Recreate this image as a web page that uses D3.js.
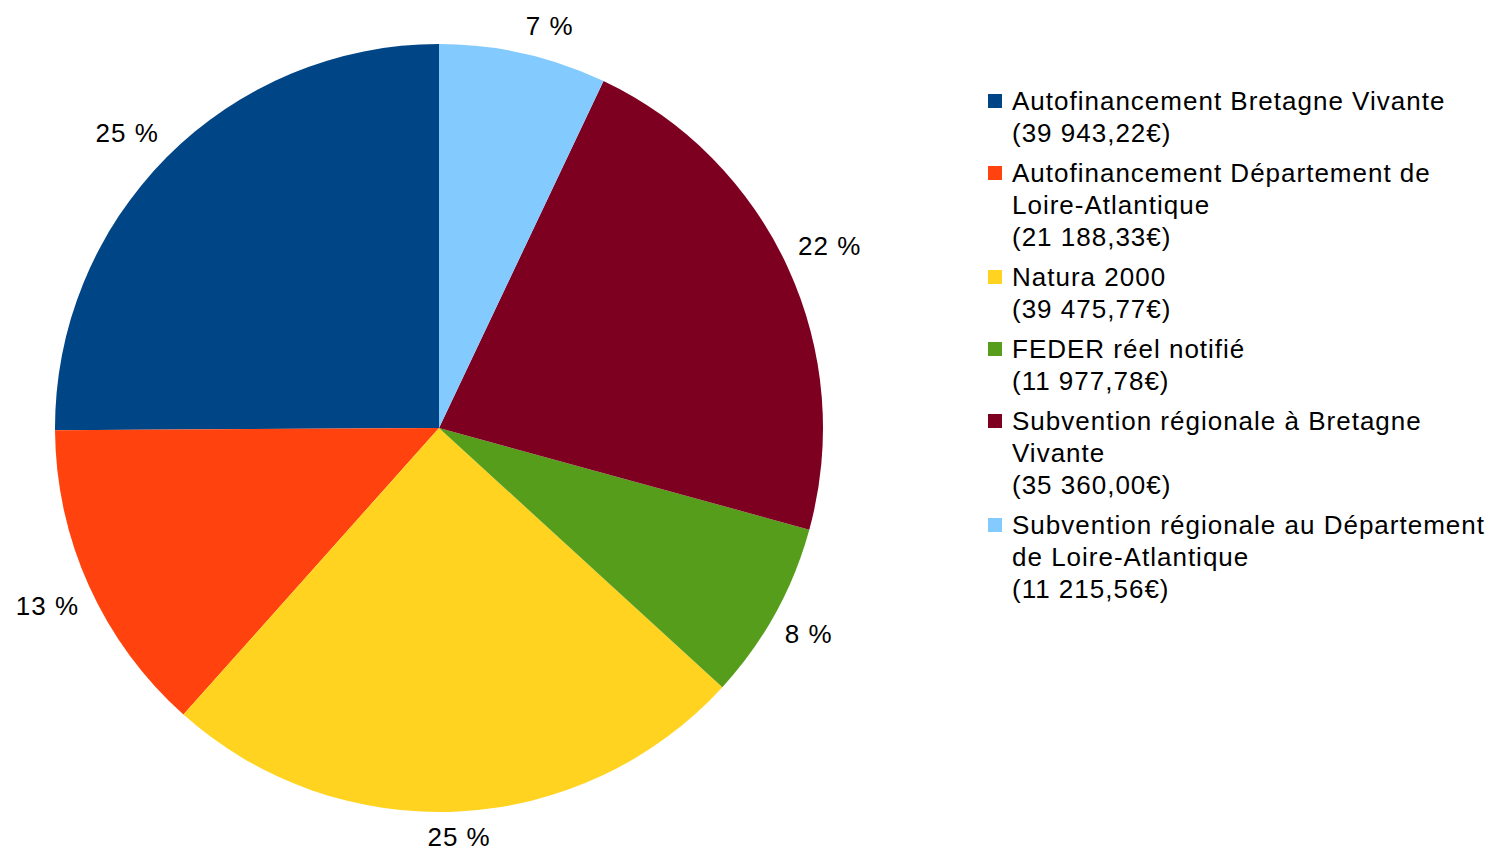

...

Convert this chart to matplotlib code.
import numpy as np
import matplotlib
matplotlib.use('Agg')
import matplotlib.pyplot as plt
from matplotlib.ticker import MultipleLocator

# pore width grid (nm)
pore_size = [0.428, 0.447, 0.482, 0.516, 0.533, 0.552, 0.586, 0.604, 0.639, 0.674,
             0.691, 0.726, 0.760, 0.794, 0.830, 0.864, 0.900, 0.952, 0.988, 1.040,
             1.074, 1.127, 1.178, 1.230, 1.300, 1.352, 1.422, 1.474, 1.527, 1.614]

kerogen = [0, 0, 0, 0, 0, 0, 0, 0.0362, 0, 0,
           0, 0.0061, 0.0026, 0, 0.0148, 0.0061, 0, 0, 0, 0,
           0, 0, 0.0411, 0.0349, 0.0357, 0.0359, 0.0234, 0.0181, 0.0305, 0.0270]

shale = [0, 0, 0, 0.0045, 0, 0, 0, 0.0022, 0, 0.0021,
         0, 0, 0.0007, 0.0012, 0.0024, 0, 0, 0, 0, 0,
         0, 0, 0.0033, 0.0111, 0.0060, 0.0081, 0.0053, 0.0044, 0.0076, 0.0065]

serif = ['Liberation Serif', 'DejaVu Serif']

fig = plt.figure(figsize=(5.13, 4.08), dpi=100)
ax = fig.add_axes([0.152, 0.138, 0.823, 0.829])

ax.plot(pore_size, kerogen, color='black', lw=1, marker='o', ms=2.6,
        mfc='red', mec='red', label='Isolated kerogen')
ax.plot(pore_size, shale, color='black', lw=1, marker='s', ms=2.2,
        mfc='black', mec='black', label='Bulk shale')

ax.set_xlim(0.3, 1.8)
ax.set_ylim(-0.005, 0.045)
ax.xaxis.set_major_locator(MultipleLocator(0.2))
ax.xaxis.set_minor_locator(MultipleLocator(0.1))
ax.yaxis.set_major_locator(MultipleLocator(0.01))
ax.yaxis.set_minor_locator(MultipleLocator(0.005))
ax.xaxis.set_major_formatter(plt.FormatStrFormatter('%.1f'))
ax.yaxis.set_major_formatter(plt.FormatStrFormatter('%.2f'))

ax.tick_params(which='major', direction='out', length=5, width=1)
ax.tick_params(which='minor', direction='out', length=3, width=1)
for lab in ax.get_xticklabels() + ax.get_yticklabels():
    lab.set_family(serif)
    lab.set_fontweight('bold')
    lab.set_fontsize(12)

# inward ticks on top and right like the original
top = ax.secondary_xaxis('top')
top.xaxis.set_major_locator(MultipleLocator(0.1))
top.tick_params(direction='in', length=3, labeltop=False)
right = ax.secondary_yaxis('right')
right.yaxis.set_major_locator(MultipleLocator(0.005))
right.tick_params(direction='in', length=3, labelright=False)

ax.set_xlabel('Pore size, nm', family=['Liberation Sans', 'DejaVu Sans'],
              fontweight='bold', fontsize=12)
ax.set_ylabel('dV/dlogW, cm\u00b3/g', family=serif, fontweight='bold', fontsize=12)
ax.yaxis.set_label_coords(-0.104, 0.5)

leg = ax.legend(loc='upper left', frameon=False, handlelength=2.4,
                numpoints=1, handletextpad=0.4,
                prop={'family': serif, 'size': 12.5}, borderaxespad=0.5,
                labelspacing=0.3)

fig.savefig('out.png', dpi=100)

### THE REQUEST
Where a line above contains the word "matplotlib", copy that line.

### TASK ANSWER
Convert this chart to matplotlib code.
import matplotlib
matplotlib.use('Agg')
import matplotlib.pyplot as plt
from matplotlib.ticker import MultipleLocator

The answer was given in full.